**Aim**
Only the lines from the line containing "Give me the D3.js source for this chart." through the line containing "6.30, 6.29];" should be reproduced, please, with no pictures.

**Extracted information**
__________

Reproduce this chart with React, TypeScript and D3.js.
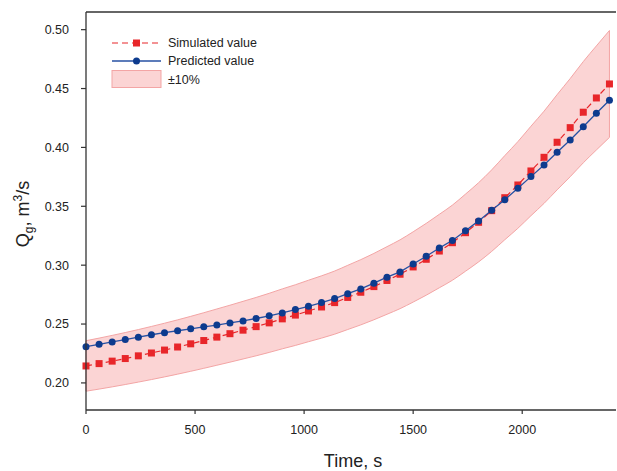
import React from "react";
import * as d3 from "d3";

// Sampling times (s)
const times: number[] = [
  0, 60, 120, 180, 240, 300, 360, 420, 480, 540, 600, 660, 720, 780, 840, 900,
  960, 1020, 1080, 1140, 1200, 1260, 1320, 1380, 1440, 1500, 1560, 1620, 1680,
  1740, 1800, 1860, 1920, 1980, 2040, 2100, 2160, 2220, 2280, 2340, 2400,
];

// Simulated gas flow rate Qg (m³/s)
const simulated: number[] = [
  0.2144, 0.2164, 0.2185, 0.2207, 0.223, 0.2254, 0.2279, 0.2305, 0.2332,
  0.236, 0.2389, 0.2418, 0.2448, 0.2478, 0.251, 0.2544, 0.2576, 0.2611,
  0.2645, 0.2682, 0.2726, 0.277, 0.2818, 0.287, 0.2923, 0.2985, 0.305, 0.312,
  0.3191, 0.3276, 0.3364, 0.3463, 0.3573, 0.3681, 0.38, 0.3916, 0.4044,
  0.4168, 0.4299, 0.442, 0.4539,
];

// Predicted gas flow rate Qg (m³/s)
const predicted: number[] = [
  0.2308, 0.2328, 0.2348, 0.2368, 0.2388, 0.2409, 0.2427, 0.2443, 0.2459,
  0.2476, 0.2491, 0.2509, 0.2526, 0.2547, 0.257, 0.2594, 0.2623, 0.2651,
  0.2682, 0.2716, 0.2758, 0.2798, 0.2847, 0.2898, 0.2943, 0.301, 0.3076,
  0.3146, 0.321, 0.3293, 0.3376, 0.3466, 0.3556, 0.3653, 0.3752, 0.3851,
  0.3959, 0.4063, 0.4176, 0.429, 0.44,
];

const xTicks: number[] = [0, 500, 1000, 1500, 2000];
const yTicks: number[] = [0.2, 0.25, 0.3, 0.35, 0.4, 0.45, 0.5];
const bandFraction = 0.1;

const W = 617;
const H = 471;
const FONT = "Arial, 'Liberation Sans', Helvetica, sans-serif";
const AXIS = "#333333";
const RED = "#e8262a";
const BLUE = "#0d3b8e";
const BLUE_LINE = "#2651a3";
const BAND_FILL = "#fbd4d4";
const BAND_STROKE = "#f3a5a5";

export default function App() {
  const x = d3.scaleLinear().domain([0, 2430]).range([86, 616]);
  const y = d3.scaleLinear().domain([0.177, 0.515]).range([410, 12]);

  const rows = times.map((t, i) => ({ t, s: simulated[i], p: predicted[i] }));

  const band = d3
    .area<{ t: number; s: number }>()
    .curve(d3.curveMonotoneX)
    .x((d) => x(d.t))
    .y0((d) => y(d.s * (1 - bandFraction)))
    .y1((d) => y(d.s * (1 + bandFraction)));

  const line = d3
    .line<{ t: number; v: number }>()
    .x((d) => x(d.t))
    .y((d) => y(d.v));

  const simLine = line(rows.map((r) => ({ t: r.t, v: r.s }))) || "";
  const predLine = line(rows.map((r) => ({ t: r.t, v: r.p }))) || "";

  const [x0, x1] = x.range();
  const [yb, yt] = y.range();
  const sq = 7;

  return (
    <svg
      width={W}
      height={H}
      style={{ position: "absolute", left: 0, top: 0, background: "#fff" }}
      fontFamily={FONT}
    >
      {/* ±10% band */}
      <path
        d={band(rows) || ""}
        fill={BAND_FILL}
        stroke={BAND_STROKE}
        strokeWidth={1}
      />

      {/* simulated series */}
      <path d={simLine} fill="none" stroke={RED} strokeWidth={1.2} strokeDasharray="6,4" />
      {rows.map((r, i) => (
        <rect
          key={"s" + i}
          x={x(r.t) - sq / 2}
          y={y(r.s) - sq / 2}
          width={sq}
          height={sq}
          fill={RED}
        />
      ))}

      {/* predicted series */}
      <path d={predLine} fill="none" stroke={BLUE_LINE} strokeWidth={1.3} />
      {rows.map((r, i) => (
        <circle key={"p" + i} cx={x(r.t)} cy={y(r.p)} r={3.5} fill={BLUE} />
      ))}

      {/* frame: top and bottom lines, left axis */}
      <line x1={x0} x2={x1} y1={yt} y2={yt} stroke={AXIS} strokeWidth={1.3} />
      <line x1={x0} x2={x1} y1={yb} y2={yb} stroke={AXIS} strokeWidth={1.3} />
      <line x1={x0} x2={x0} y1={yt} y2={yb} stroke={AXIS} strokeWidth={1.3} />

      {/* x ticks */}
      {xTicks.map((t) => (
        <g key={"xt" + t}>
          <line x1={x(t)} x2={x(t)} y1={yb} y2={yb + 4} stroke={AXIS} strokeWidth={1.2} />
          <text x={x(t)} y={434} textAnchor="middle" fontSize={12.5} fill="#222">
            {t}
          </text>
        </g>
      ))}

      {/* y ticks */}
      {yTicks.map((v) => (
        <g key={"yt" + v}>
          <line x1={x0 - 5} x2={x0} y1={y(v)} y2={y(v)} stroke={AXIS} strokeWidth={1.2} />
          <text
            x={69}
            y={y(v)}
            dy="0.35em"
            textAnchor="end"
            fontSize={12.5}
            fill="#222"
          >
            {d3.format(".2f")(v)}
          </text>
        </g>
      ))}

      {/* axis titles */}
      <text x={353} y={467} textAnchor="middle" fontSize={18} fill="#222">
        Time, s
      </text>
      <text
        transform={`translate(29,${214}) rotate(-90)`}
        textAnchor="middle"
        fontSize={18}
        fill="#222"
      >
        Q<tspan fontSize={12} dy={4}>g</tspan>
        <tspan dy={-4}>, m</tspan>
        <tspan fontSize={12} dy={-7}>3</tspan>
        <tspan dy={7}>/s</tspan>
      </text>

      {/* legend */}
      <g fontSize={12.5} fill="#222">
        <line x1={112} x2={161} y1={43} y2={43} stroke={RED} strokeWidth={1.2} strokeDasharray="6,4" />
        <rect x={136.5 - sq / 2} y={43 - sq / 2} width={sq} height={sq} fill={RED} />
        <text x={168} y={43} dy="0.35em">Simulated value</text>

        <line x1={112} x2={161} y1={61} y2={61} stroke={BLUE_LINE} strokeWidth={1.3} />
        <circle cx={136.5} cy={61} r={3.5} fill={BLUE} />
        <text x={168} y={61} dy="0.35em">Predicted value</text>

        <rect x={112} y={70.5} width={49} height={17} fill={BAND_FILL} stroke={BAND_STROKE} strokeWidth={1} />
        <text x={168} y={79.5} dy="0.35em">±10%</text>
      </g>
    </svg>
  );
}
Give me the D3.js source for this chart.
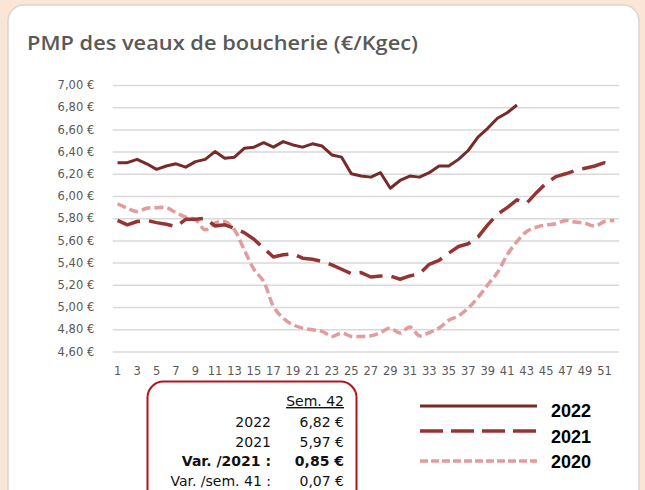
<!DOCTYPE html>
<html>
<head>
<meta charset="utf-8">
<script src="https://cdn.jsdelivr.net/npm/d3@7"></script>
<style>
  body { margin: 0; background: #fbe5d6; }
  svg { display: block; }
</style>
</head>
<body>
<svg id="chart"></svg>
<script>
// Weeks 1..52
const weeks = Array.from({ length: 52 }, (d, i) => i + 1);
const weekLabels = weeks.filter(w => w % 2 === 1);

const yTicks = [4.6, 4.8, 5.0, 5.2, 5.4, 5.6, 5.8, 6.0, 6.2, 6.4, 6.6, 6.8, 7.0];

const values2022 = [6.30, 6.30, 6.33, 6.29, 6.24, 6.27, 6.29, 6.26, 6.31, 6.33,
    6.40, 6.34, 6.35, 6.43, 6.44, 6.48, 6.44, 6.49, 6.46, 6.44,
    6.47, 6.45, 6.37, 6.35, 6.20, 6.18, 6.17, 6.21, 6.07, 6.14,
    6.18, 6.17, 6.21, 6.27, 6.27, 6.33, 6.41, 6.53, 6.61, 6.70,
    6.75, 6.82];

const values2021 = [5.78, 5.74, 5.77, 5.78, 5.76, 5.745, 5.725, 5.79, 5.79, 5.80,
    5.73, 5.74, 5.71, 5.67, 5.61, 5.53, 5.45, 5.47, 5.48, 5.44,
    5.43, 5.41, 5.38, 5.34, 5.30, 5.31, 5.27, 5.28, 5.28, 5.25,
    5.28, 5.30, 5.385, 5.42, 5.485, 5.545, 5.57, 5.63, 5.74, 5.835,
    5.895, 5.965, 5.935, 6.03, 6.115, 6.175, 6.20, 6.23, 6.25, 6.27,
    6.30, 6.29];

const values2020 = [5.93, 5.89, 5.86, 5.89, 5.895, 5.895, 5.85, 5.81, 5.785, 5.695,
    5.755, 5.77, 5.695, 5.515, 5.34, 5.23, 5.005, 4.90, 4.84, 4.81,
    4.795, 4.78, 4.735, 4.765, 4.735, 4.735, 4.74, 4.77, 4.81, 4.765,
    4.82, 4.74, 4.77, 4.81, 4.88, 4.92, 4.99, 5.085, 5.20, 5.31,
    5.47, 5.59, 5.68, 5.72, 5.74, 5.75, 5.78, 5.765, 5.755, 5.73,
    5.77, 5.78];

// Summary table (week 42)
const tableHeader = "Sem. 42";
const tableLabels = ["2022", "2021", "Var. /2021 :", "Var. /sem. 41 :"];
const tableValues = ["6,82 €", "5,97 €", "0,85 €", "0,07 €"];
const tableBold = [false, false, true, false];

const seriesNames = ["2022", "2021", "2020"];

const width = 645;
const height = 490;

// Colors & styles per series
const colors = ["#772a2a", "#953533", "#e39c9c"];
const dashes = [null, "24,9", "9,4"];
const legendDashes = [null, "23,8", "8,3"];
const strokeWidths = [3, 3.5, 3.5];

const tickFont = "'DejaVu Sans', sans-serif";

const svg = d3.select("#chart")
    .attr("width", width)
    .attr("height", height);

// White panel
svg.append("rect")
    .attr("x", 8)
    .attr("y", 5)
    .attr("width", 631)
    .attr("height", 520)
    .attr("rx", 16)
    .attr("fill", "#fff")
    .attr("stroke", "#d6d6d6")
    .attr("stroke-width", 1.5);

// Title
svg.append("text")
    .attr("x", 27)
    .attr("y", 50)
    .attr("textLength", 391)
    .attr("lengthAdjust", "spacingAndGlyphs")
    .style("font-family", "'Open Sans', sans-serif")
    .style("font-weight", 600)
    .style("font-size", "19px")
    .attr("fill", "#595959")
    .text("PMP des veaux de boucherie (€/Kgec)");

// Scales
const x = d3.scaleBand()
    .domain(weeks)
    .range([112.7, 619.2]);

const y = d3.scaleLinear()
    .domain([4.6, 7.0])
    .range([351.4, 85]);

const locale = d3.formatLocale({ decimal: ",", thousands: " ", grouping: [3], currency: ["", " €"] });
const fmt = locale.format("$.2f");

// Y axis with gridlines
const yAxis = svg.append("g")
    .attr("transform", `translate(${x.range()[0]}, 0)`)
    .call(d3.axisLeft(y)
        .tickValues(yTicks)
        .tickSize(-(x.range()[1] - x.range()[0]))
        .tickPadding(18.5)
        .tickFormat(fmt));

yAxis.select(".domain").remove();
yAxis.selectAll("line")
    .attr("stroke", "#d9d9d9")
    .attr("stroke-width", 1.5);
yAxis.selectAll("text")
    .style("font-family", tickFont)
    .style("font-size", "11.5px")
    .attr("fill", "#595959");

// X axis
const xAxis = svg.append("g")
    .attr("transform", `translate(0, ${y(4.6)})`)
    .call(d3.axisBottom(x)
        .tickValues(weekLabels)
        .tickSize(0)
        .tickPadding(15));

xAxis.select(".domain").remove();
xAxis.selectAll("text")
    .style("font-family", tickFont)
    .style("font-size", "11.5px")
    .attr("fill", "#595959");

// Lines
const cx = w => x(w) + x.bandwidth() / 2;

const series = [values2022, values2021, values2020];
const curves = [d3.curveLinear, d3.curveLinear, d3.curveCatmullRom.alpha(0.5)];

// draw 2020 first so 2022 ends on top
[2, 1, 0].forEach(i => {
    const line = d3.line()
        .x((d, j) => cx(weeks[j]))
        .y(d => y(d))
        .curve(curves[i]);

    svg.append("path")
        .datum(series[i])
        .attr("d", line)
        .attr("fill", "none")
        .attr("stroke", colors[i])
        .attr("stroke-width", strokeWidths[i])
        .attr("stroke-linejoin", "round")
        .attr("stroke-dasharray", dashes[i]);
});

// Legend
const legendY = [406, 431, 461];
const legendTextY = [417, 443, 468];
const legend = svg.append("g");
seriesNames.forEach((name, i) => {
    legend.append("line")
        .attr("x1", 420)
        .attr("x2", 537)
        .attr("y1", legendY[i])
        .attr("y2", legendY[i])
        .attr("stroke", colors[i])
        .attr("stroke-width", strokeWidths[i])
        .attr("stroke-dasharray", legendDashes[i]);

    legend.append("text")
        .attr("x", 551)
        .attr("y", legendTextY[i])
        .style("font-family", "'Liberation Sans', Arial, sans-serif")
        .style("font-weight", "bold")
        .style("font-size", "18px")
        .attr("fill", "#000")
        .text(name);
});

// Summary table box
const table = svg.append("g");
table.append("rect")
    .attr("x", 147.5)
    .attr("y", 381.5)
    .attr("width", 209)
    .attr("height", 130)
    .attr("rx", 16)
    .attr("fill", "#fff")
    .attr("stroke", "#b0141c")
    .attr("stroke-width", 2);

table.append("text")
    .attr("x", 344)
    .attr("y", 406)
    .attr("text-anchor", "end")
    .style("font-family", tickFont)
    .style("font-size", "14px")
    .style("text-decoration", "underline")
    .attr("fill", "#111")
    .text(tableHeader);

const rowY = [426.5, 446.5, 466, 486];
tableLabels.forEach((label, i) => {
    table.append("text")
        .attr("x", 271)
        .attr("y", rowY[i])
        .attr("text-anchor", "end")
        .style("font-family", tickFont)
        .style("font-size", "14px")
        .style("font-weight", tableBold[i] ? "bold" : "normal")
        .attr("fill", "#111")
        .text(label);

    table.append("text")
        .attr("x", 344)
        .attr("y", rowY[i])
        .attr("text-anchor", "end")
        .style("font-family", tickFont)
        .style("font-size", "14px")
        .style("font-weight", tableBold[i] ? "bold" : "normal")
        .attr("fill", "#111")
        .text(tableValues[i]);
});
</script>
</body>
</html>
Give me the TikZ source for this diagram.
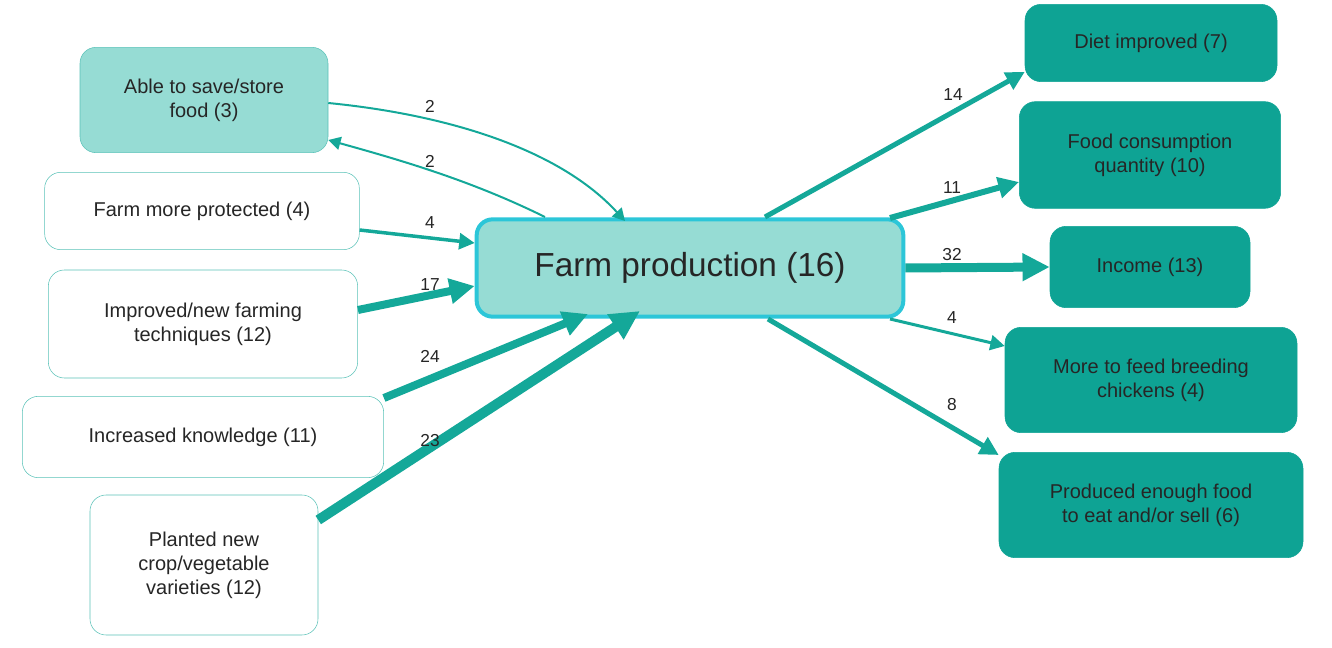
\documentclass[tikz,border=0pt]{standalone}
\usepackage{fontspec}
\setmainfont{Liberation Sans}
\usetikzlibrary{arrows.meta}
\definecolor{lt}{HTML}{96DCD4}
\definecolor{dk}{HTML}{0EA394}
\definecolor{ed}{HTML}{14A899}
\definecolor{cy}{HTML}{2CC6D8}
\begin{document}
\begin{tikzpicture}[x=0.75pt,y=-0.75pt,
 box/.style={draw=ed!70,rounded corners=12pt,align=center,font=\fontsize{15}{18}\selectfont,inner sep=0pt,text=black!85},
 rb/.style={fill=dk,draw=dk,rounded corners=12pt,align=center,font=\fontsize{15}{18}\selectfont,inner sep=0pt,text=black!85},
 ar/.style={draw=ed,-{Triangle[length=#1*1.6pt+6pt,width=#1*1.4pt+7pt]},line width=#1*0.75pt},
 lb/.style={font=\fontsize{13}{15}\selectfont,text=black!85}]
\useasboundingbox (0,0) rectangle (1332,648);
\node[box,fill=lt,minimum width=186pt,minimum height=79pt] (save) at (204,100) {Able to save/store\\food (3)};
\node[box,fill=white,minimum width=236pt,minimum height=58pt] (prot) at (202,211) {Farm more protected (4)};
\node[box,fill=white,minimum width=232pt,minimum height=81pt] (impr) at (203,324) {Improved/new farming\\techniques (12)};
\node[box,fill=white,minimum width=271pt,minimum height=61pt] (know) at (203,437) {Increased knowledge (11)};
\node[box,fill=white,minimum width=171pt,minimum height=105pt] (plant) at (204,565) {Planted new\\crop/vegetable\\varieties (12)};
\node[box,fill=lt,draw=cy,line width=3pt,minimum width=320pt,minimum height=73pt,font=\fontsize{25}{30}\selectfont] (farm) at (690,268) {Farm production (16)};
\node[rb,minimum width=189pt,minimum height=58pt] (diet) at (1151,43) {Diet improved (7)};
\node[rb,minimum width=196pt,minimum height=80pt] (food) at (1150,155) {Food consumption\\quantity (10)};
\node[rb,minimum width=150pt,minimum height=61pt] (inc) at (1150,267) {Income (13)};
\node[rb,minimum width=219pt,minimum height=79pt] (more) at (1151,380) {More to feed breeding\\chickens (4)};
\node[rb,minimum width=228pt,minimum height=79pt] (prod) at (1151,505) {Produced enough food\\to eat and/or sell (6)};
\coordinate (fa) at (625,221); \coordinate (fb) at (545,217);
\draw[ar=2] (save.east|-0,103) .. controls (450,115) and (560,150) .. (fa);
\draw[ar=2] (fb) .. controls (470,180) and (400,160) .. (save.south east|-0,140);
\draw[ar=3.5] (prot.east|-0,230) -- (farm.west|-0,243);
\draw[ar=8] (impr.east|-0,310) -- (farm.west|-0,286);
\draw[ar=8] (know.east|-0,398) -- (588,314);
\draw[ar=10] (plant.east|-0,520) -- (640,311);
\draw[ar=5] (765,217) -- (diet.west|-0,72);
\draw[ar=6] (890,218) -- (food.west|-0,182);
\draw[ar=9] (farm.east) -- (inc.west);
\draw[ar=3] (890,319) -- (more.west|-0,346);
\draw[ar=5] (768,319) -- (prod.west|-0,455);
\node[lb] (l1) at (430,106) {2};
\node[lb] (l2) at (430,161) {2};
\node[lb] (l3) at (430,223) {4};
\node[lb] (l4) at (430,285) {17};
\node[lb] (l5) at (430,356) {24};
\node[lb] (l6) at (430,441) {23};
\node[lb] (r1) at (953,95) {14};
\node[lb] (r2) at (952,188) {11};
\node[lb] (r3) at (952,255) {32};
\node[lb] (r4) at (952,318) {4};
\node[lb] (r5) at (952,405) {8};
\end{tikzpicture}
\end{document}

__________

**Exercise result**
Give me the D3.js source for this chart.
<!DOCTYPE html>
<html>
<head>
<meta charset="utf-8">
<script src="https://cdn.jsdelivr.net/npm/d3@7"></script>
<style>
  body { margin: 0; background: #fbe5d6; }
  svg { display: block; }
</style>
</head>
<body>
<svg id="chart"></svg>
<script>
// Weeks 1..52
const weeks = Array.from({ length: 52 }, (d, i) => i + 1);
const weekLabels = weeks.filter(w => w % 2 === 1);

const yTicks = [4.6, 4.8, 5.0, 5.2, 5.4, 5.6, 5.8, 6.0, 6.2, 6.4, 6.6, 6.8, 7.0];

const values2022 = [6.30, 6.30, 6.33, 6.29, 6.24, 6.27, 6.29, 6.26, 6.31, 6.33,
    6.40, 6.34, 6.35, 6.43, 6.44, 6.48, 6.44, 6.49, 6.46, 6.44,
    6.47, 6.45, 6.37, 6.35, 6.20, 6.18, 6.17, 6.21, 6.07, 6.14,
    6.18, 6.17, 6.21, 6.27, 6.27, 6.33, 6.41, 6.53, 6.61, 6.70,
    6.75, 6.82];

const values2021 = [5.78, 5.74, 5.77, 5.78, 5.76, 5.745, 5.725, 5.79, 5.79, 5.80,
    5.73, 5.74, 5.71, 5.67, 5.61, 5.53, 5.45, 5.47, 5.48, 5.44,
    5.43, 5.41, 5.38, 5.34, 5.30, 5.31, 5.27, 5.28, 5.28, 5.25,
    5.28, 5.30, 5.385, 5.42, 5.485, 5.545, 5.57, 5.63, 5.74, 5.835,
    5.895, 5.965, 5.935, 6.03, 6.115, 6.175, 6.20, 6.23, 6.25, 6.27,
    6.30, 6.29];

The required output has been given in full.